Required task - Repeat only the lines below that run from the line with "What matplotlib code" to the line with "cpx_porph_t = [1241, 1174, 1251, 1251]", ends included; skip every picture.

Material provided -

***

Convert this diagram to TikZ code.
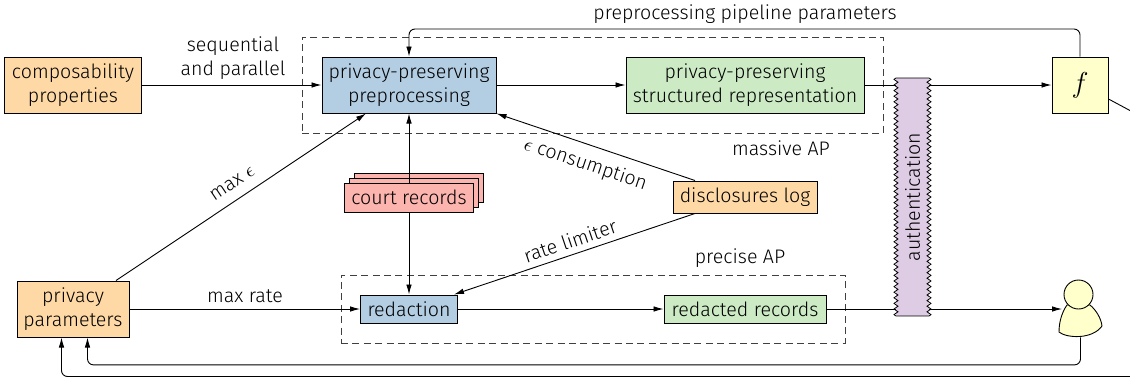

***

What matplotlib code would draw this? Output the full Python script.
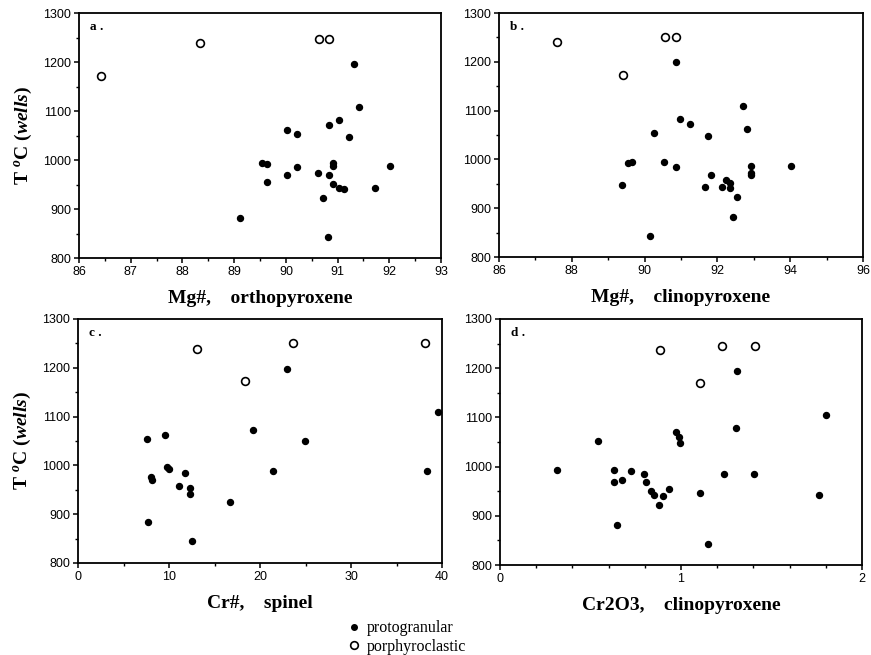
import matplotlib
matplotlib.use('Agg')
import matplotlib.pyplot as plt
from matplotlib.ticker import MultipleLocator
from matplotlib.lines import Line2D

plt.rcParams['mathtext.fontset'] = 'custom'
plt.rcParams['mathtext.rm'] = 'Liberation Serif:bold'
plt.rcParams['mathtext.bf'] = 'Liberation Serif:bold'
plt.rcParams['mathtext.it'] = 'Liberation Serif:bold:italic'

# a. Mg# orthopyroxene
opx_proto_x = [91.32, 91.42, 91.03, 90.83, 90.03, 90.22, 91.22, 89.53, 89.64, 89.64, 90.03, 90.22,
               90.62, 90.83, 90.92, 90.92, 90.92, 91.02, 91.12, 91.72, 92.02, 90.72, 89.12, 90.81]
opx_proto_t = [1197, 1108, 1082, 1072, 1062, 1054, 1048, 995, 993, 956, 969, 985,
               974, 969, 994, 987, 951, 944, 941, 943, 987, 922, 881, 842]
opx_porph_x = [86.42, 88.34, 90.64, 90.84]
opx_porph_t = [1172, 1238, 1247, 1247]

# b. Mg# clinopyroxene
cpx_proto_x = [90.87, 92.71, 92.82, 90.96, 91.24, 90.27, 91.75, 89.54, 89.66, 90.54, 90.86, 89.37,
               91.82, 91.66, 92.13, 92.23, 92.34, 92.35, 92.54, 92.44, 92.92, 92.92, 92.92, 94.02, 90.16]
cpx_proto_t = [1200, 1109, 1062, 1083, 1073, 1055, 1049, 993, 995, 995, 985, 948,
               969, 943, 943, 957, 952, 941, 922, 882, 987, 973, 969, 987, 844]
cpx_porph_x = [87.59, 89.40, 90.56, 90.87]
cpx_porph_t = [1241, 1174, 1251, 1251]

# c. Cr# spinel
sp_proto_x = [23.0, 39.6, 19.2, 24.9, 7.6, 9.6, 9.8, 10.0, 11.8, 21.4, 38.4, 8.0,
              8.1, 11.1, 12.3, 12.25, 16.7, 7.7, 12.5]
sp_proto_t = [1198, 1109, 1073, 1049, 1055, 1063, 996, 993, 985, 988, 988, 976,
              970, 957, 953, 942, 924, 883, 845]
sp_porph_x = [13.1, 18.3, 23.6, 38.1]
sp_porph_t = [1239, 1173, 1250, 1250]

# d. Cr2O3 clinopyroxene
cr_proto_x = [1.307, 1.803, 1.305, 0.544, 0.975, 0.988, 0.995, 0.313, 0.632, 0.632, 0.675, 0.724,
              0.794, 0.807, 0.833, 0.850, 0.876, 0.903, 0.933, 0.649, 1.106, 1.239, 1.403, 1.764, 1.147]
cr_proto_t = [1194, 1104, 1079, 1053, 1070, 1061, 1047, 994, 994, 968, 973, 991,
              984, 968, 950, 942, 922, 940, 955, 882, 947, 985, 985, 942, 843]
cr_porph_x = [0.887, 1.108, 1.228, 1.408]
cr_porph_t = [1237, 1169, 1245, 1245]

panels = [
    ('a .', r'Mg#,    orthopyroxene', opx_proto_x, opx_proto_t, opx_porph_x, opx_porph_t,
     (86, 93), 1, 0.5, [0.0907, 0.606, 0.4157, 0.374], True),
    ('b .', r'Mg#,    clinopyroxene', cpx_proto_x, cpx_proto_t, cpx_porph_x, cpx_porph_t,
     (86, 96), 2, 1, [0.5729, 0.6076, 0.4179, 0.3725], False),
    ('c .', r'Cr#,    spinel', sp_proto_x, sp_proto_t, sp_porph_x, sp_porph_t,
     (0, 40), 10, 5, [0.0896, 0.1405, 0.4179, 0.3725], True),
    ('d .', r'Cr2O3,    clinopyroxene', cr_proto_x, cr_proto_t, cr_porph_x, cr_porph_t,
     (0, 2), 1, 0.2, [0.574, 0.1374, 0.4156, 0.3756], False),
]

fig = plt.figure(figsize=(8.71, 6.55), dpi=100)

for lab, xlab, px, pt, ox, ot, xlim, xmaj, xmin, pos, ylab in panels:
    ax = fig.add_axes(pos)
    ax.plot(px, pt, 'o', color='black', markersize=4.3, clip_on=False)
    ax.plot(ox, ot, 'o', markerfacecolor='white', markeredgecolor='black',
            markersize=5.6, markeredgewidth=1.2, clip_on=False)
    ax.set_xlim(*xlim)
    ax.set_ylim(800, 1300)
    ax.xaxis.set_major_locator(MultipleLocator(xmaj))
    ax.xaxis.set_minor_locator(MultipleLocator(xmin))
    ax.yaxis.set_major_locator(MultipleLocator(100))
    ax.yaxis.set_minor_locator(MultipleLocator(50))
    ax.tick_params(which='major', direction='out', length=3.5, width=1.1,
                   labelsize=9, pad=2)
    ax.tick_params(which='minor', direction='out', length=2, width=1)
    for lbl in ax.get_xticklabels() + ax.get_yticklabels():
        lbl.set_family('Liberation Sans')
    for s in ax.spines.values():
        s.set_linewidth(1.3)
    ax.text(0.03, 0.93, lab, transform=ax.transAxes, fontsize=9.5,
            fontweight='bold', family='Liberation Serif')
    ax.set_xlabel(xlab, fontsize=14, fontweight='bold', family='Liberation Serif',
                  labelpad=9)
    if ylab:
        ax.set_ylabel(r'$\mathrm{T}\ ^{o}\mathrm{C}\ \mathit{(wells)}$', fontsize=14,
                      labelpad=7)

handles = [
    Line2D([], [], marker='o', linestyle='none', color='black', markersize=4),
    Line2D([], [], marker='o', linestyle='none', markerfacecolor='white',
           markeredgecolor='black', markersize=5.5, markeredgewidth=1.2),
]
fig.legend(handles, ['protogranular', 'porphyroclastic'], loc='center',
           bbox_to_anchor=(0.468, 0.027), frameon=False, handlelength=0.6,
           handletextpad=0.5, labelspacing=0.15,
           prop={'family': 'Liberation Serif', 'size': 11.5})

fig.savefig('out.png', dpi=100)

***

Expected answer -
What matplotlib code would draw this? Output the full Python script.
import matplotlib
matplotlib.use('Agg')
import matplotlib.pyplot as plt
from matplotlib.ticker import MultipleLocator
from matplotlib.lines import Line2D

plt.rcParams['mathtext.fontset'] = 'custom'
plt.rcParams['mathtext.rm'] = 'Liberation Serif:bold'
plt.rcParams['mathtext.bf'] = 'Liberation Serif:bold'
plt.rcParams['mathtext.it'] = 'Liberation Serif:bold:italic'

# a. Mg# orthopyroxene
opx_proto_x = [91.32, 91.42, 91.03, 90.83, 90.03, 90.22, 91.22, 89.53, 89.64, 89.64, 90.03, 90.22,
               90.62, 90.83, 90.92, 90.92, 90.92, 91.02, 91.12, 91.72, 92.02, 90.72, 89.12, 90.81]
opx_proto_t = [1197, 1108, 1082, 1072, 1062, 1054, 1048, 995, 993, 956, 969, 985,
               974, 969, 994, 987, 951, 944, 941, 943, 987, 922, 881, 842]
opx_porph_x = [86.42, 88.34, 90.64, 90.84]
opx_porph_t = [1172, 1238, 1247, 1247]

# b. Mg# clinopyroxene
cpx_proto_x = [90.87, 92.71, 92.82, 90.96, 91.24, 90.27, 91.75, 89.54, 89.66, 90.54, 90.86, 89.37,
               91.82, 91.66, 92.13, 92.23, 92.34, 92.35, 92.54, 92.44, 92.92, 92.92, 92.92, 94.02, 90.16]
cpx_proto_t = [1200, 1109, 1062, 1083, 1073, 1055, 1049, 993, 995, 995, 985, 948,
               969, 943, 943, 957, 952, 941, 922, 882, 987, 973, 969, 987, 844]
cpx_porph_x = [87.59, 89.40, 90.56, 90.87]
cpx_porph_t = [1241, 1174, 1251, 1251]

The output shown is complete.